With each passing day my health stayed in the same state, as my hopes ascended to levels new to me in Haiti. The opportunity for these miracles to flourish would have vanished if I would have had perfect health. I would have continued being able to go to Kay Pov, visit the women who work at the club. I would have continued as the healthy, foreigner who helps, rather than being seen as a human receiving love and help from others. Lydia would not have administered the flow of people willing to help in Kay Pov on Mondays, Wednesdays, and Saturday s. Antwanet would have not related to the prostitutes as a fellow mother, as she did when she saw the joy as they read the letter I sent to them out loud wishing them a joyous mother´s day (28th of May here).The conversation I shared with those around me, those who visited me, would not have occurred, conversations where true sentiments flowed out of our hearts and into the other’s open hearts. I bound myself with the other. Relationships are all turning aright: the community of Jean Rabel with Kay Pov, women of status with the prostitutes, me with our sisters and brothers here in Haiti, slowly becoming right-relationships. The week where I physically did less, where I was the recipient of attention, I was exactly where I was supposed to be, doing exactly what I was supposed to. My inability to go forth allowed others to become the protagonists in the story, in their community – my true desire. The people in Kay Pov received manicures, pedicures, haircuts, shaving, hairstyling, bathing, clean clothes, and love in actions, love in deeds. The women tending them rejoice from seeing the happiness and gratitude of the people in Kay Pov. Exultations flow out of us all.

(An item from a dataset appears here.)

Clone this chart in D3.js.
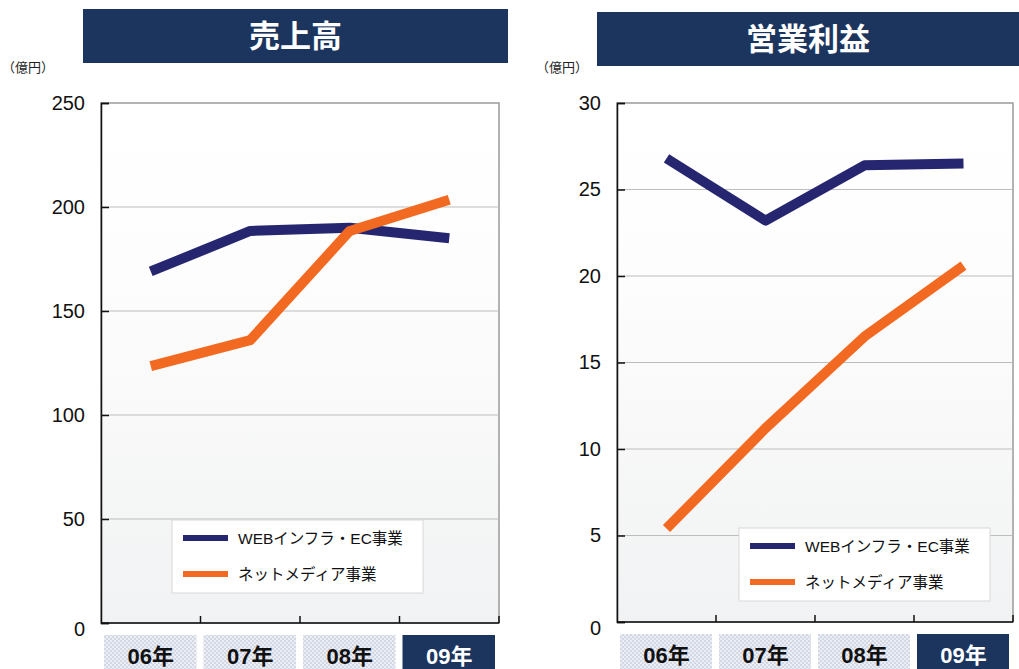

I’m in better health now, and I am seeing the fruits of God´s work through us. As the people of Jean-Rabel turn their eyes, their heart, and their hands to Kay Pov, with the daily food, the accessible water (in the works), the willing and dedicated hands and ears, the time for my hands to tend to other forgotten ones may come sooner than I thought. As our Love continuously reminds me, it´s better when I am not in control and I just follow the Spirit one minute at a time.

There's more to share, I'll write soon.